#### TASK INSTRUCTIONS:
Look through the data and write out every line with the word "script" in it.

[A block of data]
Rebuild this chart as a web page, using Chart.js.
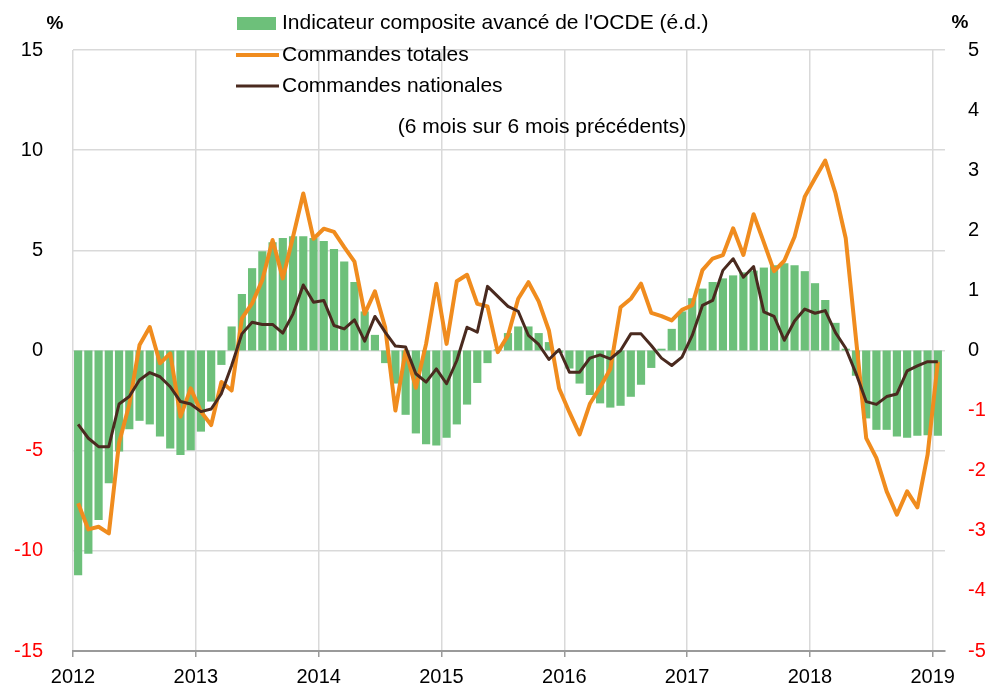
<!DOCTYPE html>
<html>
<head>
<meta charset="utf-8">
<script src="https://cdn.jsdelivr.net/npm/chart.js@4"></script>
<style>
  body { margin: 0; background: #fff; }
  #wrap { width: 989px; height: 695px; }
</style>
</head>
<body>
<div id="wrap"><canvas id="orders-chart" width="989" height="695"></canvas></div>
<script>
// Year labels on the x axis (one tick every 12 months, starting Jan 2012)
const yearLabels = ['2012', '2013', '2014', '2015', '2016', '2017', '2018', '2019'];

// OECD composite leading indicator, right scale (Jan 2012 .. Jan 2019)
const cliValues = [
  -3.74, -3.38, -2.82, -2.21, -1.68, -1.31, -1.17, -1.23, -1.43, -1.63, -1.74, -1.66,
  -1.35, -0.85, -0.24, 0.40, 0.94, 1.37, 1.65, 1.80, 1.87, 1.90, 1.90, 1.87,
  1.82, 1.69, 1.48, 1.14, 0.65, 0.26, -0.21, -0.55, -1.07, -1.38, -1.56, -1.58,
  -1.45, -1.23, -0.90, -0.54, -0.21, 0.02, 0.29, 0.40, 0.40, 0.29, 0.14, -0.04,
  -0.30, -0.55, -0.74, -0.88, -0.95, -0.92, -0.77, -0.57, -0.29, 0.03, 0.36, 0.65,
  0.87, 1.03, 1.14, 1.20, 1.25, 1.30, 1.33, 1.38, 1.42, 1.45, 1.42, 1.32,
  1.12, 0.84, 0.46, 0.03, -0.42, -1.13, -1.32, -1.32, -1.43, -1.45, -1.42, -1.41,
  -1.42
];

// Total orders, left scale
const totalOrders = [
  -7.63, -8.93, -8.80, -9.13, -4.60, -2.70, 0.27, 1.17, -0.64, -0.14, -3.30, -1.89,
  -3.05, -3.72, -1.57, -2.00, 1.60, 2.35, 3.52, 5.52, 3.60, 5.68, 7.84, 5.58,
  6.08, 5.92, 5.16, 4.44, 1.83, 2.95, 1.16, -3.00, 0.00, -1.86, 0.33, 3.33,
  0.33, 3.46, 3.78, 2.33, 2.20, -0.08, 0.75, 2.58, 3.41, 2.45, 1.00, -1.90,
  -3.08, -4.19, -2.66, -1.83, -0.92, 2.16, 2.58, 3.34, 1.88, 1.72, 1.50, 2.03,
  2.26, 4.01, 4.59, 4.76, 6.10, 4.77, 6.80, 5.40, 3.96, 4.48, 5.68, 7.68,
  8.60, 9.48, 7.85, 5.60, 0.60, -4.37, -5.37, -7.03, -8.20, -7.03, -7.83, -5.20,
  -0.56
];

// Domestic orders, left scale
const domesticOrders = [
  -3.69, -4.38, -4.80, -4.80, -2.67, -2.30, -1.47, -1.10, -1.31, -1.81, -2.55, -2.67,
  -3.05, -2.92, -2.15, -0.75, 0.83, 1.41, 1.30, 1.30, 0.87, 1.83, 3.27, 2.41,
  2.50, 1.25, 1.08, 1.53, 0.47, 1.70, 0.92, 0.22, 0.17, -1.16, -1.58, -0.92,
  -1.66, -0.50, 1.16, 0.92, 3.20, 2.70, 2.20, 1.96, 0.75, 0.30, -0.45, 0.05,
  -1.08, -1.08, -0.38, -0.22, -0.42, 0.00, 0.83, 0.83, 0.25, -0.38, -0.75, -0.33,
  0.75, 2.25, 2.50, 4.00, 4.58, 3.66, 4.19, 1.93, 1.70, 0.51, 1.47, 2.07,
  1.86, 1.99, 0.89, 0.11, -1.14, -2.55, -2.69, -2.30, -2.17, -1.02, -0.77, -0.56,
  -0.56
];

const seriesLabels = [
  "Indicateur composite avancé de l'OCDE (é.d.)",
  'Commandes totales',
  'Commandes nationales'
];
const subtitle = '(6 mois sur 6 mois précédents)';

// each month sits in the middle of its slot on a month-count axis
function toPoints(values) {
  return values.map((v, i) => ({ x: i + 0.5, y: v }));
}

const FONT = '"Liberation Sans", Arial, sans-serif';
const redIfNegative = ctx => (ctx.tick.value < 0 ? '#ff0000' : '#000000');

// Legend, units and subtitle drawn by hand, like the original layout
const notesPlugin = {
  id: 'notes',
  afterDraw(chart) {
    const ctx = chart.ctx;
    const rows = [23, 55, 86];
    ctx.save();
    ctx.font = '21px ' + FONT;
    ctx.textBaseline = 'middle';
    chart.data.datasets.forEach((ds, k) => {
      const y = rows[k];
      if (ds.type === 'line') {
        ctx.strokeStyle = ds.borderColor;
        ctx.lineWidth = ds.borderWidth;
        ctx.beginPath();
        ctx.moveTo(236, y);
        ctx.lineTo(279, y);
        ctx.stroke();
      } else {
        ctx.fillStyle = ds.backgroundColor;
        ctx.fillRect(237, y - 6, 39, 13);
      }
      ctx.fillStyle = '#000';
      ctx.textAlign = 'left';
      ctx.fillText(ds.label, 282, y);
    });
    ctx.textAlign = 'center';
    ctx.fillText(subtitle, 542, 127);
    ctx.font = 'bold 19px ' + FONT;
    ctx.fillText('%', 55, 24);
    ctx.fillText('%', 960, 23);
    ctx.restore();
  }
};

function drawChart() {
  const ctx = document.getElementById('orders-chart').getContext('2d');
  new Chart(ctx, {
    type: 'bar',
    data: {
      datasets: [
        {
          type: 'line',
          label: seriesLabels[2],
          data: toPoints(domesticOrders),
          yAxisID: 'y',
          borderColor: '#4a2a1f',
          borderWidth: 3,
          pointRadius: 0,
          tension: 0,
          borderJoinStyle: 'round',
          order: 1
        },
        {
          type: 'line',
          label: seriesLabels[1],
          data: toPoints(totalOrders),
          yAxisID: 'y',
          borderColor: '#f08c1e',
          borderWidth: 4,
          pointRadius: 0,
          tension: 0,
          borderJoinStyle: 'round',
          order: 2
        },
        {
          type: 'bar',
          label: seriesLabels[0],
          data: toPoints(cliValues),
          yAxisID: 'y2',
          backgroundColor: '#6dc07a',
          barPercentage: 0.8,
          categoryPercentage: 1.0,
          order: 3
        }
      ].reverse()
    },
    options: {
      responsive: false,
      animation: false,
      layout: { padding: { top: 50, left: 0, right: 0, bottom: 0 } },
      plugins: {
        legend: { display: false },
        tooltip: { enabled: false }
      },
      scales: {
        x: {
          type: 'linear',
          min: 0,
          max: 85.2,
          bounds: 'data',
          offset: false,
          afterBuildTicks: axis => {
            axis.ticks = yearLabels.map((_, k) => ({ value: k * 12 }));
          },
          afterFit: axis => { axis.height = 44; },
          ticks: {
            callback: (value, index) => yearLabels[index],
            color: '#000',
            font: { family: FONT, size: 20 },
            maxRotation: 0,
            autoSkip: false,
            padding: 8
          },
          grid: {
            color: '#d9d9d9',
            lineWidth: 1.5,
            tickColor: '#9a9a9a',
            tickLength: 6,
            offset: false
          },
          border: { color: '#9a9a9a', width: 2 }
        },
        y: {
          position: 'left',
          min: -15,
          max: 15,
          afterFit: axis => { axis.width = 73; },
          ticks: {
            stepSize: 5,
            color: redIfNegative,
            font: { family: FONT, size: 20 },
            padding: 30
          },
          grid: { color: '#d9d9d9', lineWidth: 1.5, drawTicks: false },
          border: { display: false }
        },
        y2: {
          position: 'right',
          min: -5,
          max: 5,
          afterFit: axis => { axis.width = 44; },
          ticks: {
            stepSize: 1,
            color: redIfNegative,
            font: { family: FONT, size: 20 },
            padding: 23
          },
          grid: { display: false, drawTicks: false },
          border: { display: false }
        }
      }
    },
    plugins: [notesPlugin]
  });
}

document.addEventListener('DOMContentLoaded', function() {
  drawChart();
});
</script>
</body>
</html>
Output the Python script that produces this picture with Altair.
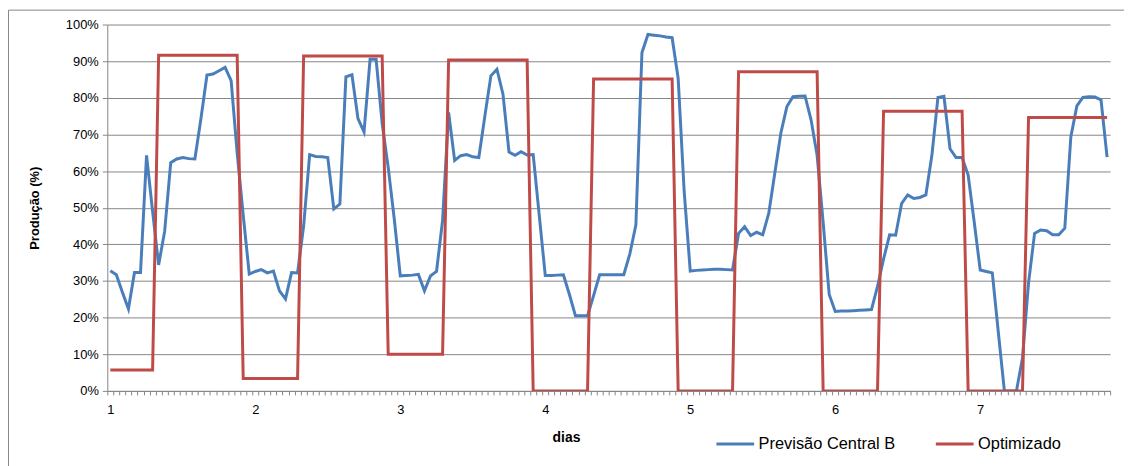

#### EXERCISE ANSWER:
<script src="https://cdn.jsdelivr.net/npm/chart.js@4"></script>
<script>
</script>
Output the Python script that produces this picture with Altair.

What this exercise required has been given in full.